The human family is like that. Did the Brethren realize the significance of Adam exhorting his children while standing in a grove of aspens?
We as a human family are intertwined just like aspens. The parent tree sends up shoots and sends nourishment to those shoots while at the same time its roots go back to its own parent from which it also receives nourishment. The grandchild has a direct, unbroken connection to its ever-so-great grandparent, as well as a traceable connection to every other individual in the grove or family.
In high school I memorized a poem by John Donne that perfectly applies here:
No man is an island, entire of itself;
Every man is a piece of the continent,
A part of the main,
If a clod be washed away by the sea,
Europe is the less,
As well as if a promontory were...
Any man’s death diminishes me,
Because I am involved in mankind;
And, therefore, send not to know
For whom the bell tolls;
It tolls for thee.
My boyhood grove of aspens got bulldozed. The grove had begun in the unrecorded past with a single tree—an Adam tree—which multiplied until my father determined that the grove was worthless, and that the strip of ground could be put to better use. I silently let him bulldoze my playground without a protest, but mourned the passing of the grove.
At either end of the grove, however, Dad left a single tree—Noah trees. One tree was on a side of the fence where cattle always grazed around it. That tree’s shoots were always grazed off as soon as they came up, so the tree has grown there alone for decades. The other tree, however, is on a side of the fence where the ground is never disturbed by grazing, plowing or mowing. This Noah tree is busy at its task of repopulating its world.
As a teenager I thought that our yard needed a quaking aspen tree. I selected a small, straight tree, dug it up, and transplanted it in the yard north of our house. It was a Lehi tree. It grew there as I finished high school, went away to college, served four years in the U.S. Navy, married and had children. In 1974 we came back, bought the home place, and moved into the house I’d occupied as a teenager. The transplanted Lehi tree was then a tall tree with many strong, nicely-placed branches. My older children used it as their favorite climbing tree.
My growing family made it necessary for an addition to be put on the house.
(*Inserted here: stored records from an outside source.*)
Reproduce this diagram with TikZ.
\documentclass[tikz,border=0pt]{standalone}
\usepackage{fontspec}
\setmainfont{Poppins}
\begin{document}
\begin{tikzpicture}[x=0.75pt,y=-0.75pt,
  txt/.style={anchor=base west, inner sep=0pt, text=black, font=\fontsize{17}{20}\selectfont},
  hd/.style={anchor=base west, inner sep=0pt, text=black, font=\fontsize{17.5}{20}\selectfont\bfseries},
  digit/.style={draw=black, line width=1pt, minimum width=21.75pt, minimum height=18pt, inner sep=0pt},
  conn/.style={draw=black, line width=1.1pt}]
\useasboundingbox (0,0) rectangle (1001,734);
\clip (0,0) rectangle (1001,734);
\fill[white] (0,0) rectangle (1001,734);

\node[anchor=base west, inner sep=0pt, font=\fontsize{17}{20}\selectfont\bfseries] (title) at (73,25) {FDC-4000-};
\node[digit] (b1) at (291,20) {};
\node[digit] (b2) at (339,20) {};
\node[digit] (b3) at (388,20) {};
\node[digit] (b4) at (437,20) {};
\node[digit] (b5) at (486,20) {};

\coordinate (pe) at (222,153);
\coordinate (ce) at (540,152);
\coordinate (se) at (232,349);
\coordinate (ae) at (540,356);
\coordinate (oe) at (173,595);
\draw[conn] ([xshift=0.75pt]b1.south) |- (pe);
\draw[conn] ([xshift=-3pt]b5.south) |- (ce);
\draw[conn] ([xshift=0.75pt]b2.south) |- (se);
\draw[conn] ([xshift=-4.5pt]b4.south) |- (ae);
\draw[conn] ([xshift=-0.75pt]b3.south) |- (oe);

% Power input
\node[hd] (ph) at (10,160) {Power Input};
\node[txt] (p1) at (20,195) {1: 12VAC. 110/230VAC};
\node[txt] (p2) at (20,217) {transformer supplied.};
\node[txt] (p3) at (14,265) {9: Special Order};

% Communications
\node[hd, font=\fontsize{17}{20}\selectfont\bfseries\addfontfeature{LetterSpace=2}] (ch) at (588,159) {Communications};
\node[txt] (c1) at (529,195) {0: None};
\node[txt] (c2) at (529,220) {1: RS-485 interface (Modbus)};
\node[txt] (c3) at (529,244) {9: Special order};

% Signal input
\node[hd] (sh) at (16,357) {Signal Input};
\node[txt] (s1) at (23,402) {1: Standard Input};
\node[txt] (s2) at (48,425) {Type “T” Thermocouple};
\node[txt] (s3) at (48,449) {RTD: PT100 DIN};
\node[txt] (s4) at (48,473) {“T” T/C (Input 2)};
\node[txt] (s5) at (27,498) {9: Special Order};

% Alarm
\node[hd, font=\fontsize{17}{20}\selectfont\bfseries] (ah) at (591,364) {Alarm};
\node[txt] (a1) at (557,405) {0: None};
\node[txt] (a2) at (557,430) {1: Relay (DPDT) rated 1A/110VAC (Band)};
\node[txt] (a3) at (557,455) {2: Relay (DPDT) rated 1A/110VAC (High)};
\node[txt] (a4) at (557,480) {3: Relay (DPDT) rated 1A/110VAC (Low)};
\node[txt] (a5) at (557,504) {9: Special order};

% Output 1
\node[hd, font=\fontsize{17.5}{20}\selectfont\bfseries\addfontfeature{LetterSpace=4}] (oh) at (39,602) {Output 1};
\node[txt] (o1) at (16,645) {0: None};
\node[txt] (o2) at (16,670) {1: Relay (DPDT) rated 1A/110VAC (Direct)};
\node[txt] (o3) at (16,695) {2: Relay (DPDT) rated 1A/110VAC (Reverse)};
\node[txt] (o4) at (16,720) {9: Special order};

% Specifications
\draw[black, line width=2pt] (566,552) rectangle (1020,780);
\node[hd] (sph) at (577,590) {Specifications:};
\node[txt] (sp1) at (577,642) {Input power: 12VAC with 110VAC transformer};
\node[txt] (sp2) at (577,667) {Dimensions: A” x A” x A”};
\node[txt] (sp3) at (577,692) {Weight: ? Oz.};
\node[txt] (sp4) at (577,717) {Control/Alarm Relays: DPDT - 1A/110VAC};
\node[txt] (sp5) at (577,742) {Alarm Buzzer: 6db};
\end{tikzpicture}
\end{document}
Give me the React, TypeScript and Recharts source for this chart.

The only logical way for the house to grow was for it to expand toward the north. The only drawback to the plan was that my Lehi tree was in the way. I loved that tree, and so did my kids. It was with great reluctance that I cut the tree down so that I could begin the addition.
The Lehi tree sent out many shoots, but they were all mowed by the lawn mower. One shoot, however, came up 60 feet to the west in a corner of the yard—a nice location for a new tree. I carefully mowed around it until it grew into a good-sized tree. It in turn sent out shoots, one of which came up 80 feet south, in another corner of the yard. I allowed this tree to grow, also. My grandchildren are now climbing this one. It has several progeny which have escaped the mower and pruning shears.
Quaking aspen roots reach an amazingly long way. I’ve found shoots trying to come up on the opposite side of the house from the tree. If, like Sleeping Beauty and her family, we should all go to sleep for a few decades, this house in a short time would disappear within a grove of aspens.
It may have been 30 years ago, when Marjorie and I were regularly attending the Provo Temple, that the significance struck me of Adam’s exhorting his posterity while standing in a grove of aspens. The title of the book that I would someday write to my own posterity has stuck in my mind all that time. The subject matter has been percolating since then. I think it’s ready to come out.